## EXERCISE OBJECTIVE:
Set down the material exactly as given, please, from its first line through the line that includes "-2.5, -2.75, -3.02]".

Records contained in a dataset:

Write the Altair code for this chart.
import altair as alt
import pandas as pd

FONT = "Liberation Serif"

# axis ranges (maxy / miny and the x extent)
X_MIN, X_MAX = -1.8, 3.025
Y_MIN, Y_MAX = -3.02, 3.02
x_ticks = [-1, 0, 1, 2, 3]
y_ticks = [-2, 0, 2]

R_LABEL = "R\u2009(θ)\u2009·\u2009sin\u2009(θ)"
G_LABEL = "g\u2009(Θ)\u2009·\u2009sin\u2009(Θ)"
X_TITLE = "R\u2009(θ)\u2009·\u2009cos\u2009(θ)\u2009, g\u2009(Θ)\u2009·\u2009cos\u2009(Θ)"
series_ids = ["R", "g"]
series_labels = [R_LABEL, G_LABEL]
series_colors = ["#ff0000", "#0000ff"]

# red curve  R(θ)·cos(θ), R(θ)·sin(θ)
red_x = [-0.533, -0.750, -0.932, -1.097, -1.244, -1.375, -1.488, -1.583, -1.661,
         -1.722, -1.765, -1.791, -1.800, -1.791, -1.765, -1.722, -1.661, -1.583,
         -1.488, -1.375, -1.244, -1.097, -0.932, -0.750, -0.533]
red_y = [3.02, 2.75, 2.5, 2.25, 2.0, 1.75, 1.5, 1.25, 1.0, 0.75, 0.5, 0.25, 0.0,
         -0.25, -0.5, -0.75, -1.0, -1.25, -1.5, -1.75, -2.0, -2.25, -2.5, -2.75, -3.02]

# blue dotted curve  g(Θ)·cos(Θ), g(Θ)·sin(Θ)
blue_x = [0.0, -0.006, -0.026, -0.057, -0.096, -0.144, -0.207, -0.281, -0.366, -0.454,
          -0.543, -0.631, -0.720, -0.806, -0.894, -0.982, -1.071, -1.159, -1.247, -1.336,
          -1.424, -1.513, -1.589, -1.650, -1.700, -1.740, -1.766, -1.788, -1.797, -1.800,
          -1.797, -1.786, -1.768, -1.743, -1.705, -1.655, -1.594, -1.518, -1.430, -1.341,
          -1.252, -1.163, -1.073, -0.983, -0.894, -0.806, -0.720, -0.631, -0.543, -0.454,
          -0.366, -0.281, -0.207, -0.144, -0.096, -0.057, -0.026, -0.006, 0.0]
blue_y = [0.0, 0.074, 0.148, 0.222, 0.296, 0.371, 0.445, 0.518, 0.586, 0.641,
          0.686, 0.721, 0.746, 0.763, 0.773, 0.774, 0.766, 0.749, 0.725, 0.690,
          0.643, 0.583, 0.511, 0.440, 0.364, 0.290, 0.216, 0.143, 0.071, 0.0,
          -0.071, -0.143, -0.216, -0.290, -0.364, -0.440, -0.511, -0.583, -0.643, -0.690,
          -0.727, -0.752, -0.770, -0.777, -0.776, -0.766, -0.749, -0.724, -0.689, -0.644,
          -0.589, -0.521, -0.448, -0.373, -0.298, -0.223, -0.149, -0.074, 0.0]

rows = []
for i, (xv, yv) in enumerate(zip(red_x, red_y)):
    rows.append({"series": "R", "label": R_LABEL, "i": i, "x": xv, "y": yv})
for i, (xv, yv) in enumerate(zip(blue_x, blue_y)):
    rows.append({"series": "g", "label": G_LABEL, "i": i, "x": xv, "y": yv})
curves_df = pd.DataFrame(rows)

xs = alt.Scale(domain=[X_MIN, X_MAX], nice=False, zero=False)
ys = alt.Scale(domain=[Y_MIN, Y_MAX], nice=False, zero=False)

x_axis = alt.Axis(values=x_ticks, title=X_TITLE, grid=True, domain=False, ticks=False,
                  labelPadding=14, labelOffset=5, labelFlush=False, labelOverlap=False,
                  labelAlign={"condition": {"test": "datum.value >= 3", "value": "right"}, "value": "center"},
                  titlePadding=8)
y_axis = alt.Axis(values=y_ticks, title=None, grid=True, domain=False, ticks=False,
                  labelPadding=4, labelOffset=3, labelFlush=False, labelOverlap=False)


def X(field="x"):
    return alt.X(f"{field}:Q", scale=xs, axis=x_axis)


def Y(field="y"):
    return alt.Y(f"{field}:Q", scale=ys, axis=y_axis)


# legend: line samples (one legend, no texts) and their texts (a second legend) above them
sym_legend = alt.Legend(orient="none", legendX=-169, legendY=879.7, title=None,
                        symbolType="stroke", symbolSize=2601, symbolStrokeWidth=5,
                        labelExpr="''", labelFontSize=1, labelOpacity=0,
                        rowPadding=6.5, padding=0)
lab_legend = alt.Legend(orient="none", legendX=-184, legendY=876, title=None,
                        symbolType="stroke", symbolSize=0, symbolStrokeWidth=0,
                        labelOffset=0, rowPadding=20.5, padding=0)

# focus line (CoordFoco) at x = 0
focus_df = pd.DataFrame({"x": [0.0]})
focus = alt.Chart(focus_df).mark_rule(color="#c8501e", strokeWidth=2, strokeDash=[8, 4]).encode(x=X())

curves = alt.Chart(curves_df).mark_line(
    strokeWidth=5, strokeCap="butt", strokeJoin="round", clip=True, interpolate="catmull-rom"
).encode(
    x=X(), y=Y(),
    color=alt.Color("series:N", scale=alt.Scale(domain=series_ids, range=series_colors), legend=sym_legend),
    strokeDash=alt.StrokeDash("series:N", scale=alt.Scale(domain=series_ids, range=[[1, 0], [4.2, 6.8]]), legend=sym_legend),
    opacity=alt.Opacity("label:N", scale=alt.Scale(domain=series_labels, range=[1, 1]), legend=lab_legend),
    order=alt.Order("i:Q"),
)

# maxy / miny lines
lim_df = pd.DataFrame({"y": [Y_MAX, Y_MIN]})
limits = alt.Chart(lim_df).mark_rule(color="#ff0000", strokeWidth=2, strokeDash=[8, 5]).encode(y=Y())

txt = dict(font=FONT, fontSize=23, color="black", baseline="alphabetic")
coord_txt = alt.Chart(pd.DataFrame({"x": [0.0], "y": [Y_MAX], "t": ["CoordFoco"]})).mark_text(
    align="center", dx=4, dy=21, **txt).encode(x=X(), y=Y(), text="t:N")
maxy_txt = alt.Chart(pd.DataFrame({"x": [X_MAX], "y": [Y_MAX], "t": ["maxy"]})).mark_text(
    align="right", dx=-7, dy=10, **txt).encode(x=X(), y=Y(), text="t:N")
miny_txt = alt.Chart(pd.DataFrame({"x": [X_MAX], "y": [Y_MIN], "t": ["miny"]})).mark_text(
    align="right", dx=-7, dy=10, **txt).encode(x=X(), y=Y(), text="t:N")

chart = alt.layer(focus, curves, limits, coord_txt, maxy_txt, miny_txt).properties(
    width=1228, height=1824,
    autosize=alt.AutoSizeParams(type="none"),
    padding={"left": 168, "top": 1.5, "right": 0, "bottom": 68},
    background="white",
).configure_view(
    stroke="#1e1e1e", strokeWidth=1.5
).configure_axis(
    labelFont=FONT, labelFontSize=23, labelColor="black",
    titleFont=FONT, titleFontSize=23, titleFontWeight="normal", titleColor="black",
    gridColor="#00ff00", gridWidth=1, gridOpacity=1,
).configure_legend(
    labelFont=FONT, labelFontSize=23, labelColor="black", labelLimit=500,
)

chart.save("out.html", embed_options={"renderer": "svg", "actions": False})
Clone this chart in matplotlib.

## THE RESPONSE:
Write the Altair code for this chart.
import altair as alt
import pandas as pd

FONT = "Liberation Serif"

# axis ranges (maxy / miny and the x extent)
X_MIN, X_MAX = -1.8, 3.025
Y_MIN, Y_MAX = -3.02, 3.02
x_ticks = [-1, 0, 1, 2, 3]
y_ticks = [-2, 0, 2]

R_LABEL = "R\u2009(θ)\u2009·\u2009sin\u2009(θ)"
G_LABEL = "g\u2009(Θ)\u2009·\u2009sin\u2009(Θ)"
X_TITLE = "R\u2009(θ)\u2009·\u2009cos\u2009(θ)\u2009, g\u2009(Θ)\u2009·\u2009cos\u2009(Θ)"
series_ids = ["R", "g"]
series_labels = [R_LABEL, G_LABEL]
series_colors = ["#ff0000", "#0000ff"]

# red curve  R(θ)·cos(θ), R(θ)·sin(θ)
red_x = [-0.533, -0.750, -0.932, -1.097, -1.244, -1.375, -1.488, -1.583, -1.661,
         -1.722, -1.765, -1.791, -1.800, -1.791, -1.765, -1.722, -1.661, -1.583,
         -1.488, -1.375, -1.244, -1.097, -0.932, -0.750, -0.533]
red_y = [3.02, 2.75, 2.5, 2.25, 2.0, 1.75, 1.5, 1.25, 1.0, 0.75, 0.5, 0.25, 0.0,
         -0.25, -0.5, -0.75, -1.0, -1.25, -1.5, -1.75, -2.0, -2.25, -2.5, -2.75, -3.02]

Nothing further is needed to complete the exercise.